Using Stirling's approximation \(\ln x! \approx x\ln x - x\) and plugging in the formulas for \(W\), they get a unified form

\[ \ln W[\{n_i\}] \approx \sum_i \left[ n_i \ln\left( \frac{g_i}{n_i} - a \right) - \frac{g_i}{a} \ln\left( 1 - a \frac{n_i}{g_i} \right) \right] \quad (15) \]

where the parameter \(a\) encodes the statistics:

\(a = -1\) → Bose–Einstein
\(a = +1\) → Fermi–Dirac
\(a = 0\) → Maxwell–Boltzmann (limit of that expression)

Taking the variation and using that the \(\delta n_i\) are arbitrary, they get

\[ \ln\left(\frac{g_i}{n_i^*} - a\right) - \alpha - \beta \varepsilon_i = 0 \quad (17) \]

Solving this for \(n_i^*\):

\[ n_i^* = \frac{g_i}{e^{\alpha + \beta \varepsilon_i} + a} \quad (18) \]

This is the central result: the most probable number of particles in cell i.

Better to look at occupancy per level in that cell:

\[ \frac{n_i^*}{g_i} = \frac{1}{e^{\alpha + \beta \varepsilon_i} + a} \quad (18a) \]

This becomes the familiar distributions:

Bosons: \(a = -1\) → \(\displaystyle \frac{1}{e^{\alpha + \beta \varepsilon_i} - 1}\)
Fermions: \(a = +1\) → \(\displaystyle \frac{1}{e^{\alpha + \beta \varepsilon_i} + 1}\)
Classical: \(a = 0\) → \(\displaystyle e^{-(\alpha + \beta \varepsilon_i)}\)

So all three cases come out of one formula.

7. Entropy and pressure

Now we plug the equilibrium distribution \(n_i^*\) back into the expression for \(S\). After some algebra they get an expression for \(S/k\) involving three sums; the first two are simply \(\alpha N\) and \(\beta E\), leaving

\[ \frac{1}{a}\sum_i g_i \ln\left[ 1 + a e^{-\alpha - \beta \varepsilon_i} \right] = \frac{S}{k} - \alpha N - \beta E \quad (20) \]

Next they interpret the multipliers thermodynamically:

\[ \alpha = -\frac{\mu}{kT}, \qquad \beta = \frac{1}{kT} \quad (21) \]

where \(T\) is temperature and \(\mu\) is chemical potential.

Using thermodynamic identities, they show that the right-hand side of (20) equals \(PV/kT\):

\[ \frac{S}{k} + \frac{\mu N}{kT} - \frac{E}{kT} = \frac{G - (E - TS)}{kT} = \frac{PV}{kT} \quad (22) \]

Therefore, the gas pressure obeys

\[ PV = \frac{kT}{a} \sum_i g_i \ln\left[ 1 + a e^{-\alpha - \beta \varepsilon_i} \right] \quad (23) \]
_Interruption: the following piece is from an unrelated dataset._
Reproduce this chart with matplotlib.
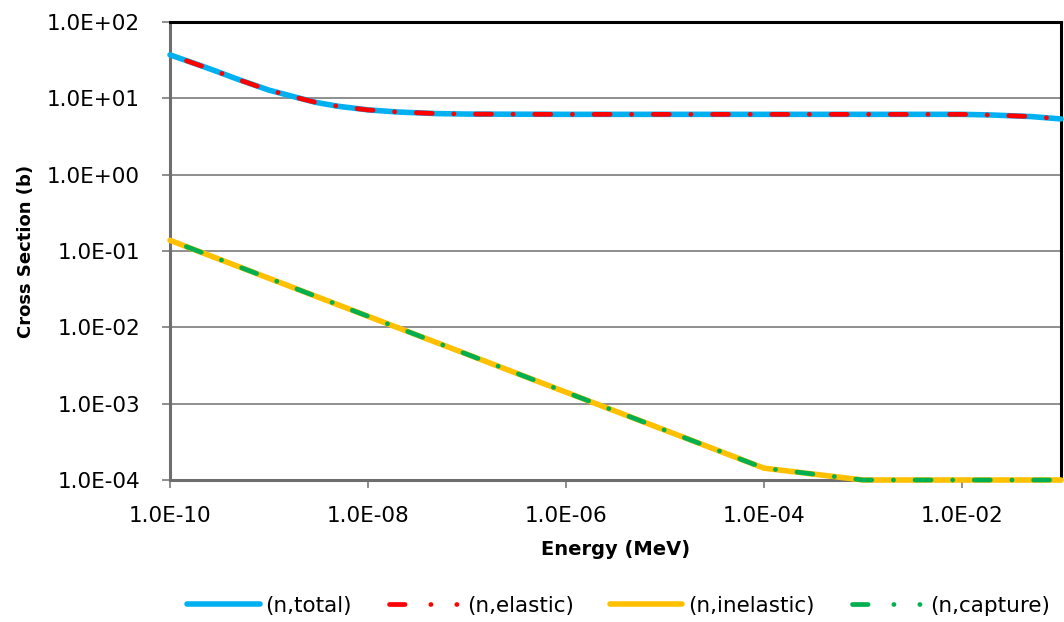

This is the general equation of state for an ideal quantum gas (bosons or fermions).

8. Classical (Maxwell–Boltzmann) limit

If we take \(a \to 0\) (classical limit: low density or high temperature), the log can be expanded and (23) becomes

\[ PV = kT \sum_i g_i e^{-\alpha - \beta \varepsilon_i} = kT \sum_i n_i^* = NkT \quad (24) \]

So we recover the familiar ideal gas law:

\[ PV = NkT \]

In one sentence

These pages:

Count how many ways particles can be placed in energy levels (bosons, fermions, classical).
Find the most probable distribution of particles over energy levels using combinatorics + Lagrange multipliers.
Show that this gives the Bose–Einstein, Fermi–Dirac, and Maxwell–Boltzmann distributions as special cases.
Use that distribution to derive entropy and pressure, and show that in the classical limit the gas obeys \(PV = NkT\).